The city is looking for ways to officially honor Brooklyn’s own Michael K. Williams, the acclaimed actor famous for his role as Omar Little on The Wire, and who died earlier this year at the age of 54.

“We’re going to find a way, before I leave office, to properly honor Michael K. Williams for all he has done for this community, for all the people he mentored, all the people he loved and supported,” Mayor Bill de Blasio said Tuesday at an unrelated event in Flatbush. “We want his name to be up there as an inspiration to all.”

The mayor referred to Williams as “one of the great actors of our time, in what was, to me…the greatest television show in the history of television, The Wire.” Those opinions were shared by many: the HBO program, which aired from 2002 until 2008 and provided a starkly realistic look at the gritty underbelly of gangs, policing, politics, and other institutions in Baltimore, is now widely lauded as one of the greatest television programs in history.

Williams’ portrayal of Omar, a widely feared stick-up man who operated under a strict moral code, has been particularly singled out for praise both during and after the show’s run, with the actor bringing a certain depth to his performance that is hard to replicate without lived experience.

The actor was born and raised in East Flatbush, specifically the Vanderveer Estates apartment complex (now known as Flatbush Gardens), and his experiences growing up in the neighborhood, and the characters it produced, informed his performances throughout his career. Williams had a troubled adolescence marred by addiction, abuse, and crime (he got his trademark face scar after being slashed in a barfight in Queens), and as a young adult he found a home as a dancer in lower Manhattan gay bars, leading to gigs as a tour dancer for prominent musicians before he turned to acting.

When Williams was cast as Omar, he brought his experiences growing up as a Black man in Brooklyn and within the LGBTQ+ nightlife scene of Lower Manhattan to a character at that point rarely seen on American television: a gay, Black gangster.

Williams never forgot his Brooklyn roots and remained a fixture in the neighborhood even after he moved out of his childhood home. “He was a regular guy,” a Flatbush resident told the New York Times in September; he would visit often to see old friends, and often organized youth events and food drives.

He was a tireless advocate for the community as well: he co-founded We Build the Block, an organization dedicated to creating a new community-led public safety model to replace policing, and he had consistently advocated for such models and pilot programs in recent years.

Unfortunately, the actor’s dedication to his craft often came at the expense of his health and wellbeing.
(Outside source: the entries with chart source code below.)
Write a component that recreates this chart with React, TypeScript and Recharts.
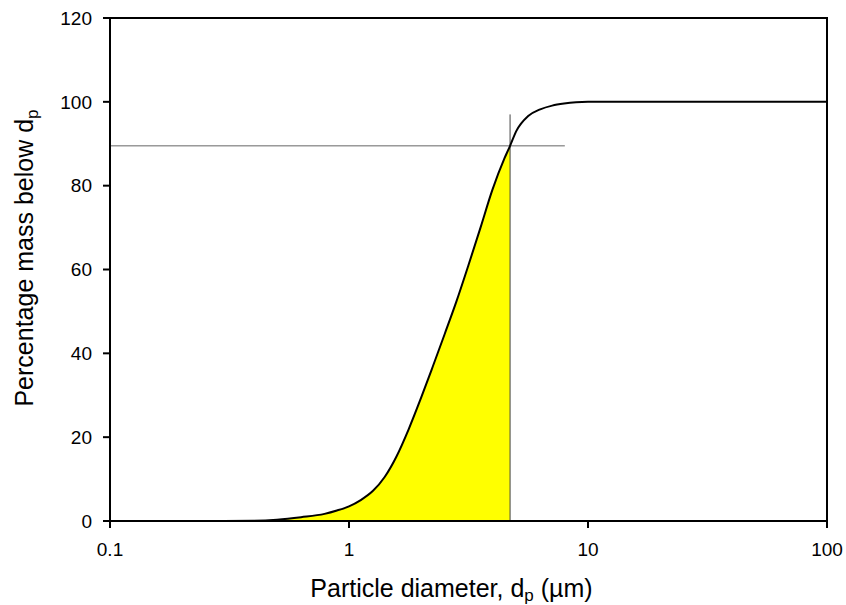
import {
  Area,
  ComposedChart,
  Line,
  ReferenceArea,
  ReferenceLine,
  XAxis,
  YAxis,
} from 'recharts'

const diameters = [
  0.1, 0.2, 0.3, 0.4, 0.5, 0.63, 0.79, 0.89, 1, 1.12, 1.26, 1.41, 1.58, 1.78,
  2, 2.24, 2.51, 2.82, 3.16, 3.55, 3.98, 4.47, 4.72, 5.01, 5.62, 6.31, 7.08,
  7.94, 8.91, 10, 20, 50, 100,
]
const massBelow = [
  0, 0, 0, 0.05, 0.3, 0.9, 1.7, 2.5, 3.5, 5, 7.2, 10.5, 15.4, 22, 29.3, 36.8,
  44.5, 52.5, 61, 70, 79, 86.5, 89.5, 93, 96.6, 98.2, 99.1, 99.6, 99.9, 100,
  100, 100, 100,
]
const xTicks = [0.1, 1, 10, 100]
const yTicks = [0, 20, 40, 60, 80, 100, 120]
const cutDiameter = 4.72
const cutPercent = 89.5
const cutLineTop = 97
const cutLineEnd = 8

const data = diameters.map((d, i) => ({
  d,
  mass: massBelow[i],
  shaded: d <= cutDiameter ? massBelow[i] : null,
}))

const font = '"Liberation Sans", Arial, sans-serif'

function XTitle(props: any) {
  const vb = props.viewBox
  return (
    <text
      x={vb.x + vb.width / 2 - 17}
      y={597}
      textAnchor="middle"
      fontFamily={font}
      fontSize={25}
      fill="#000"
    >
      Particle diameter, d
      <tspan fontSize={17} dy={4}>p</tspan>
      <tspan dy={-4}> (µm)</tspan>
    </text>
  )
}

function YTitle() {
  return (
    <text
      transform="translate(33, 258) rotate(-90)"
      textAnchor="middle"
      fontFamily={font}
      fontSize={25}
      fill="#000"
    >
      Percentage mass below d
      <tspan fontSize={17} dy={5}>p</tspan>
    </text>
  )
}

export default function App() {
  return (
    <div style={{ position: 'absolute', left: 0, top: 0 }}>
      <ComposedChart
        width={846}
        height={605}
        data={data}
        margin={{ top: 18, right: 19, bottom: 0, left: 0 }}
      >
        <XAxis
          dataKey="d"
          type="number"
          scale="log"
          domain={[0.1, 100]}
          ticks={xTicks}
          tickFormatter={(v) => String(v)}
          allowDataOverflow
          height={84}
          tickSize={7}
          tickMargin={15}
          stroke="#000"
          strokeWidth={2}
          tick={{ fill: '#000', fontSize: 19, fontFamily: font }}
          label={<XTitle />}
        />
        <YAxis
          type="number"
          domain={[0, 120]}
          ticks={yTicks}
          width={110}
          tickSize={7}
          tickMargin={11}
          stroke="#000"
          strokeWidth={2}
          tick={{ fill: '#000', fontSize: 19, fontFamily: font }}
          label={<YTitle />}
        />
        <ReferenceArea
          x1={0.1}
          x2={100}
          y1={0}
          y2={120}
          fill="none"
          stroke="#000"
          strokeWidth={2}
        />
        <Area
          dataKey="shaded"
          type="monotone"
          fill="#ffff00"
          fillOpacity={1}
          stroke="none"
          isAnimationActive={false}
        />
        <ReferenceLine
          segment={[
            { x: cutDiameter, y: 0 },
            { x: cutDiameter, y: cutLineTop },
          ]}
          stroke="#444"
          strokeWidth={1}
        />
        <ReferenceLine
          segment={[
            { x: 0.1, y: cutPercent },
            { x: cutLineEnd, y: cutPercent },
          ]}
          stroke="#666"
          strokeWidth={1}
        />
        <Line
          dataKey="mass"
          type="monotone"
          stroke="#000"
          strokeWidth={2}
          dot={false}
          isAnimationActive={false}
        />
      </ComposedChart>
    </div>
  )
}
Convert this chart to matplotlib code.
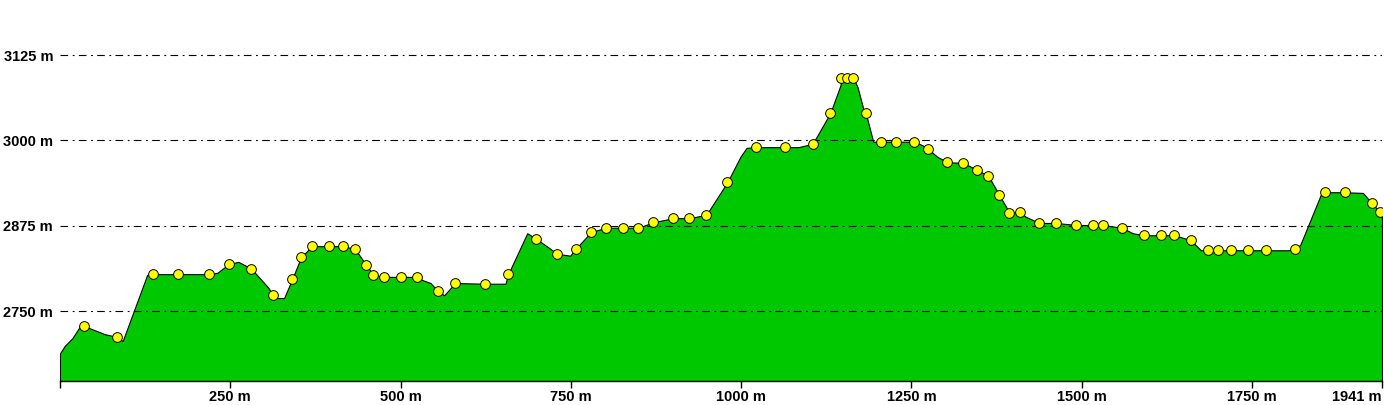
import matplotlib
matplotlib.use("Agg")
import matplotlib.pyplot as plt

# distance along the track (m) and elevation (m)
dist = [0, 7, 18, 29, 35, 43, 66, 84, 92, 128, 137, 173, 219, 231, 248, 262, 281,
        306, 313, 319, 329, 341, 354, 370, 395, 416, 433, 450, 460, 476, 501, 524,
        533, 544, 555, 564, 580, 624, 654, 658, 686, 699, 730, 749, 757, 780, 802,
        826, 849, 871, 900, 924, 949, 980, 999, 1008, 1022, 1064, 1084, 1105, 1131,
        1146, 1147, 1155, 1165, 1171, 1180, 1183, 1194, 1206, 1227, 1254, 1266,
        1275, 1288, 1303, 1326, 1346, 1363, 1379, 1394, 1409, 1418, 1438, 1463,
        1492, 1516, 1531, 1559, 1575, 1591, 1617, 1636, 1660, 1675, 1685, 1700,
        1719, 1744, 1770, 1804, 1813, 1821, 1851, 1858, 1886, 1913, 1926, 1938, 1941]
elev = [2688, 2699, 2710, 2727, 2728, 2725, 2716, 2712, 2706, 2803, 2804, 2804, 2804,
        2806, 2819, 2822, 2812, 2784, 2773, 2769, 2769, 2797, 2829, 2845, 2845, 2845,
        2841, 2817, 2803, 2800, 2800, 2800, 2795, 2791, 2779, 2773, 2791, 2790, 2790,
        2804, 2864, 2856, 2834, 2831, 2841, 2866, 2872, 2872, 2872, 2880, 2886, 2886,
        2891, 2939, 2976, 2989, 2990, 2990, 2990, 2995, 3040, 3081, 3091, 3091, 3091,
        3078, 3044, 3040, 2998, 2998, 2998, 2998, 2993, 2987, 2976, 2968, 2967, 2957,
        2948, 2920, 2894, 2895, 2888, 2879, 2879, 2876, 2876, 2876, 2872, 2864, 2861,
        2861, 2861, 2854, 2839, 2839, 2839, 2839, 2839, 2839, 2839, 2841, 2847, 2920,
        2924, 2924, 2923, 2908, 2895, 2891]
# 1 = waypoint marker shown on the profile
waypoint = [0, 0, 0, 0, 1, 0, 0, 1, 0, 0, 1, 1, 1, 0, 1, 0, 1, 0, 1, 0, 0, 1, 1, 1, 1,
            1, 1, 1, 1, 1, 1, 1, 0, 0, 1, 0, 1, 1, 0, 1, 0, 1, 1, 0, 1, 1, 1, 1, 1, 1,
            1, 1, 1, 1, 0, 0, 1, 1, 0, 1, 1, 0, 1, 1, 1, 0, 0, 1, 0, 1, 1, 1, 0, 1, 0,
            1, 1, 1, 1, 1, 1, 1, 0, 1, 1, 1, 1, 1, 1, 0, 1, 1, 1, 1, 0, 1, 1, 1, 1, 1,
            0, 1, 0, 0, 1, 1, 0, 1, 1, 0]

y_ticks = [2750, 2875, 3000, 3125]
x_ticks = [0, 250, 500, 750, 1000, 1250, 1500, 1750, 1941]
x_labels = ["", "250 m", "500 m", "750 m", "1000 m", "1250 m", "1500 m", "1750 m", "1941 m"]

plt.rcParams['font.family'] = ['Liberation Sans', 'DejaVu Sans']
plt.rcParams['lines.scale_dashes'] = False

fig = plt.figure(figsize=(13.84, 4.05), dpi=100)
ax = fig.add_axes([60 / 1384, 24 / 405, 1322 / 1384, 381 / 405])

ymin, ymax = 2647.5, 3205.6
ax.set_xlim(0, 1941)
ax.set_ylim(ymin, ymax)

# green profile with black outline
ax.fill_between(dist, elev, ymin, facecolor='#00c800', edgecolor='black',
                linewidth=0.8, zorder=1)

# dash-dot reference lines
for v in y_ticks:
    ax.axhline(v, color='black', linewidth=0.8, linestyle=(0, (5.5, 3.3, 1.3, 3.1)),
               zorder=2)

# waypoints
mx = [d for d, w in zip(dist, waypoint) if w]
my = [e for e, w in zip(elev, waypoint) if w]
ax.plot(mx, my, 'o', markersize=7, markerfacecolor='#ffff00',
        markeredgecolor='black', markeredgewidth=0.7, zorder=3)

for s in ['left', 'right', 'top']:
    ax.spines[s].set_visible(False)
ax.spines['bottom'].set_linewidth(1)

ax.set_xticks(x_ticks)
ax.set_xticklabels(x_labels, fontsize=10.5, fontweight='bold')
ax.get_xticklabels()[-1].set_horizontalalignment('right')
ax.set_yticks(y_ticks)
ax.set_yticklabels([f"{v} m" for v in y_ticks], fontsize=10.5, fontweight='bold')
ax.tick_params(axis='x', length=5, width=1, direction='out', pad=1.5)
ax.tick_params(axis='y', length=0, pad=5)

fig.savefig('out.png', dpi=100)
While receiving acclaim for his role as Omar, he was privately struggling with addiction to the point he would often find himself sleeping at a drug house in New Jersey.

He relapsed several times over the course of his life, and his addiction would eventually claim his life. Williams died at his Williamsburg apartment in September from an overdose on a combination of Fentanyl, p-fluorofentanyl, heroin, and cocaine, according to the Medical Examiner.

His death sent shockwaves around the country, but nowhere more so than in his home borough of Brooklyn.